# [WORK TO COMPLETE]
Copy out the whole listing exactly as written, leaving the pictures behind.

START

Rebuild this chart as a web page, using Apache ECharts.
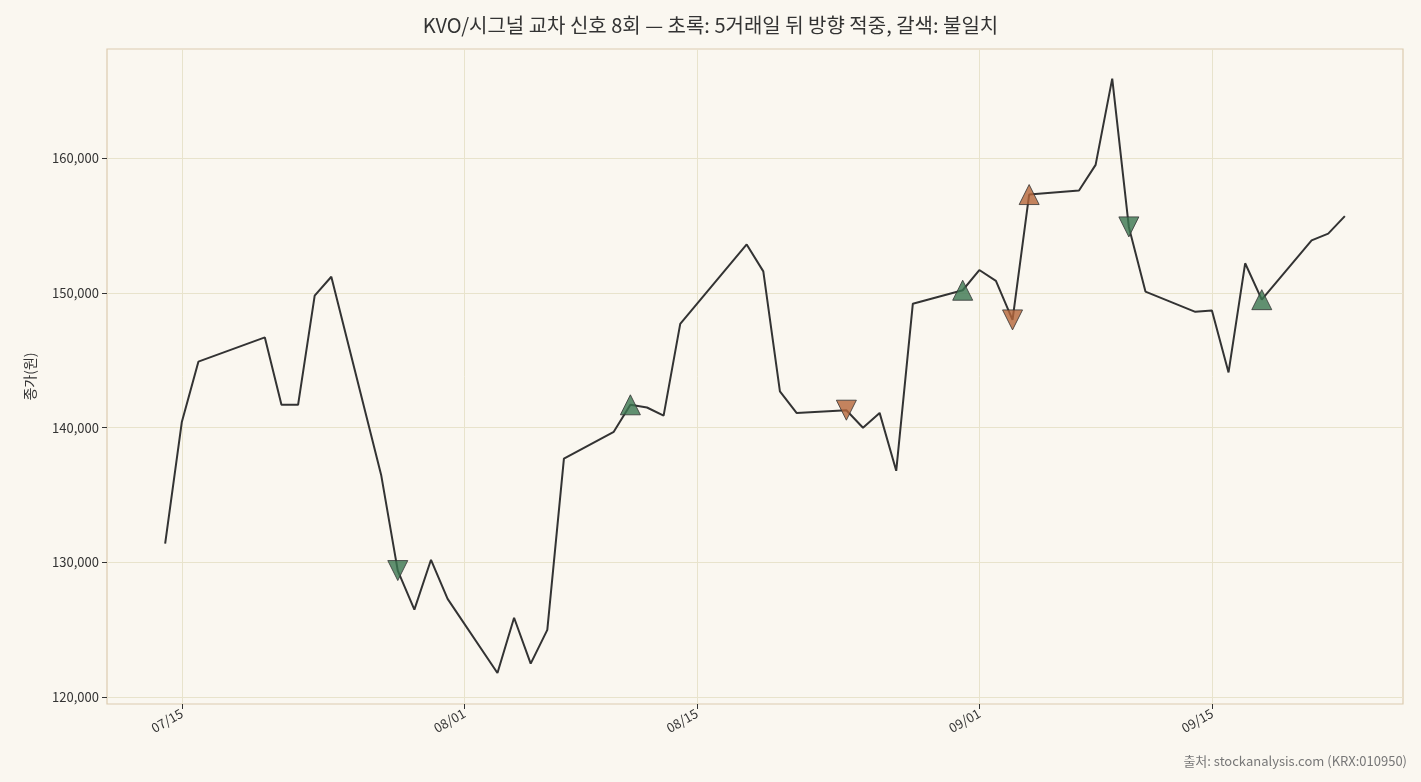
<!DOCTYPE html>
<html><head><meta charset="utf-8">
<script src="https://cdn.jsdelivr.net/npm/echarts@6/dist/echarts.min.js"></script>
<style>html,body{margin:0;background:#faf7f0}#c{width:1421px;height:782px}</style>
</head><body><div id="c"></div>
<script>
const dates=["2020-07-14","2020-07-15","2020-07-16","2020-07-20","2020-07-21","2020-07-22","2020-07-23","2020-07-24","2020-07-27","2020-07-28","2020-07-29","2020-07-30","2020-07-31","2020-08-03","2020-08-04","2020-08-05","2020-08-06","2020-08-07","2020-08-10","2020-08-11","2020-08-12","2020-08-13","2020-08-14","2020-08-18","2020-08-19","2020-08-20","2020-08-21","2020-08-24","2020-08-25","2020-08-26","2020-08-27","2020-08-28","2020-08-31","2020-09-01","2020-09-02","2020-09-03","2020-09-04","2020-09-07","2020-09-08","2020-09-09","2020-09-10","2020-09-11","2020-09-14","2020-09-15","2020-09-16","2020-09-17","2020-09-18","2020-09-21","2020-09-22","2020-09-23"];
const closes=[131400,140400,144900,146700,141700,141700,149800,151200,136500,129400,126500,130200,127300,121800,125900,122500,125000,137700,139700,141700,141500,140900,147700,153600,151600,142700,141100,141300,140000,141100,136800,149200,150200,151700,150900,148000,157300,157600,159500,165900,154900,150100,148600,148700,144100,152200,149500,153900,154400,155700];
const sigDates=["2020-07-28","2020-08-11","2020-08-24","2020-08-31","2020-09-03","2020-09-04","2020-09-10","2020-09-18"];
const sigDir=["down","up","down","up","down","up","down","up"];
const sigHit=[true,true,false,true,false,false,true,true];
const tickDates=["2020-07-15","2020-08-01","2020-08-15","2020-09-01","2020-09-15"];
const ts=d=>Date.UTC(+d.slice(0,4),+d.slice(5,7)-1,+d.slice(8,10));
const lineData=dates.map((d,i)=>[ts(d),closes[i]]);
const sigData=sigDates.map((d,i)=>({value:[ts(d),closes[dates.indexOf(d)]],symbolRotate:sigDir[i]==="down"?180:0,itemStyle:{color:sigHit[i]?"#3b7550":"#b5653a"}}));
const ticks=tickDates.map(ts);
const pad=n=>String(n).padStart(2,"0");
const chart=echarts.init(document.getElementById('c'));
chart.setOption({
  backgroundColor:"#faf7f0",
  textStyle:{fontFamily:"Noto Sans CJK KR"},
  title:{text:"KVO/시그널 교차 신호 8회 — 초록: 5거래일 뒤 방향 적중, 갈색: 불일치",left:"center",top:10,textStyle:{fontSize:20,fontWeight:"normal",color:"#333",fontFamily:"Noto Sans CJK KR"}},
  graphic:[{type:"text",right:14,bottom:14,style:{text:"출처: stockanalysis.com (KRX:010950)",fontSize:13,fill:"#777",fontFamily:"Noto Sans CJK KR"}},
    {type:"rect",shape:{x:107,y:49,width:1296,height:655},style:{fill:"none",stroke:"#dccbb0",lineWidth:1.2},z:-1}],
  grid:{left:107,right:18,top:49,bottom:78},
  xAxis:{type:"value",min:ts("2020-07-10")+12*3600e3,max:ts("2020-09-26")+12*3600e3,
    axisLine:{show:false},
    axisTick:{show:true,customValues:ticks,lineStyle:{color:"#333"},length:5},
    axisLabel:{customValues:ticks,rotate:30,fontSize:13,color:"#333",formatter:v=>{const d=new Date(v);return pad(d.getUTCMonth()+1)+"/"+pad(d.getUTCDate());}},
    splitLine:{show:true,lineStyle:{color:"#e8e3cc"}}},
  yAxis:{type:"value",min:119500,max:168100,name:"종가(원)",nameLocation:"middle",nameGap:70,nameTextStyle:{fontSize:14,color:"#333"},
    axisLine:{show:false},axisTick:{show:true,customValues:[120000,130000,140000,150000,160000],lineStyle:{color:"#333"},length:5},
    axisLabel:{customValues:[120000,130000,140000,150000,160000],fontSize:13,color:"#333"},
    splitLine:{lineStyle:{color:"#e8e3cc"}}},
  series:[
    {type:"line",data:lineData,symbol:"none",lineStyle:{color:"#333",width:2},z:2},
    {type:"scatter",data:sigData,symbol:"triangle",symbolSize:20,itemStyle:{borderColor:"#333",borderWidth:1},z:3}
  ]
});
</script></body></html>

END

# [WRITTEN ANSWER]
Rebuild this chart as a web page, using Apache ECharts.
<!DOCTYPE html>
<html><head><meta charset="utf-8">
<script src="https://cdn.jsdelivr.net/npm/echarts@6/dist/echarts.min.js"></script>
<style>html,body{margin:0;background:#faf7f0}#c{width:1421px;height:782px}</style>
</head><body><div id="c"></div>
<script>
const dates=["2020-07-14","2020-07-15","2020-07-16","2020-07-20","2020-07-21","2020-07-22","2020-07-23","2020-07-24","2020-07-27","2020-07-28","2020-07-29","2020-07-30","2020-07-31","2020-08-03","2020-08-04","2020-08-05","2020-08-06","2020-08-07","2020-08-10","2020-08-11","2020-08-12","2020-08-13","2020-08-14","2020-08-18","2020-08-19","2020-08-20","2020-08-21","2020-08-24","2020-08-25","2020-08-26","2020-08-27","2020-08-28","2020-08-31","2020-09-01","2020-09-02","2020-09-03","2020-09-04","2020-09-07","2020-09-08","2020-09-09","2020-09-10","2020-09-11","2020-09-14","2020-09-15","2020-09-16","2020-09-17","2020-09-18","2020-09-21","2020-09-22","2020-09-23"];
const closes=[131400,140400,144900,146700,141700,141700,149800,151200,136500,129400,126500,130200,127300,121800,125900,122500,125000,137700,139700,141700,141500,140900,147700,153600,151600,142700,141100,141300,140000,141100,136800,149200,150200,151700,150900,148000,157300,157600,159500,165900,154900,150100,148600,148700,144100,152200,149500,153900,154400,155700];
const sigDates=["2020-07-28","2020-08-11","2020-08-24","2020-08-31","2020-09-03","2020-09-04","2020-09-10","2020-09-18"];
const sigDir=["down","up","down","up","down","up","down","up"];
const sigHit=[true,true,false,true,false,false,true,true];
const tickDates=["2020-07-15","2020-08-01","2020-08-15","2020-09-01","2020-09-15"];
const ts=d=>Date.UTC(+d.slice(0,4),+d.slice(5,7)-1,+d.slice(8,10));
const lineData=dates.map((d,i)=>[ts(d),closes[i]]);
const sigData=sigDates.map((d,i)=>({value:[ts(d),closes[dates.indexOf(d)]],symbolRotate:sigDir[i]==="down"?180:0,itemStyle:{color:sigHit[i]?"#3b7550":"#b5653a"}}));
const ticks=tickDates.map(ts);
const pad=n=>String(n).padStart(2,"0");
const chart=echarts.init(document.getElementById('c'));
chart.setOption({
  backgroundColor:"#faf7f0",
  textStyle:{fontFamily:"Noto Sans CJK KR"},
  title:{text:"KVO/시그널 교차 신호 8회 — 초록: 5거래일 뒤 방향 적중, 갈색: 불일치",left:"center",top:10,textStyle:{fontSize:20,fontWeight:"normal",color:"#333",fontFamily:"Noto Sans CJK KR"}},
  graphic:[{type:"text",right:14,bottom:14,style:{text:"출처: stockanalysis.com (KRX:010950)",fontSize:13,fill:"#777",fontFamily:"Noto Sans CJK KR"}},
    {type:"rect",shape:{x:107,y:49,width:1296,height:655},style:{fill:"none",stroke:"#dccbb0",lineWidth:1.2},z:-1}],
  grid:{left:107,right:18,top:49,bottom:78},
  xAxis:{type:"value",min:ts("2020-07-10")+12*3600e3,max:ts("2020-09-26")+12*3600e3,
    axisLine:{show:false},
    axisTick:{show:true,customValues:ticks,lineStyle:{color:"#333"},length:5},
    axisLabel:{customValues:ticks,rotate:30,fontSize:13,color:"#333",formatter:v=>{const d=new Date(v);return pad(d.getUTCMonth()+1)+"/"+pad(d.getUTCDate());}},
    splitLine:{show:true,lineStyle:{color:"#e8e3cc"}}},
  yAxis:{type:"value",min:119500,max:168100,name:"종가(원)",nameLocation:"middle",nameGap:70,nameTextStyle:{fontSize:14,color:"#333"},
    axisLine:{show:false},axisTick:{show:true,customValues:[120000,130000,140000,150000,160000],lineStyle:{color:"#333"},length:5},
    axisLabel:{customValues:[120000,130000,140000,150000,160000],fontSize:13,color:"#333"},
    splitLine:{lineStyle:{color:"#e8e3cc"}}},
  series:[
    {type:"line",data:lineData,symbol:"none",lineStyle:{color:"#333",width:2},z:2},
    {type:"scatter",data:sigData,symbol:"triangle",symbolSize:20,itemStyle:{borderColor:"#333",borderWidth:1},z:3}
  ]
});
</script></body></html>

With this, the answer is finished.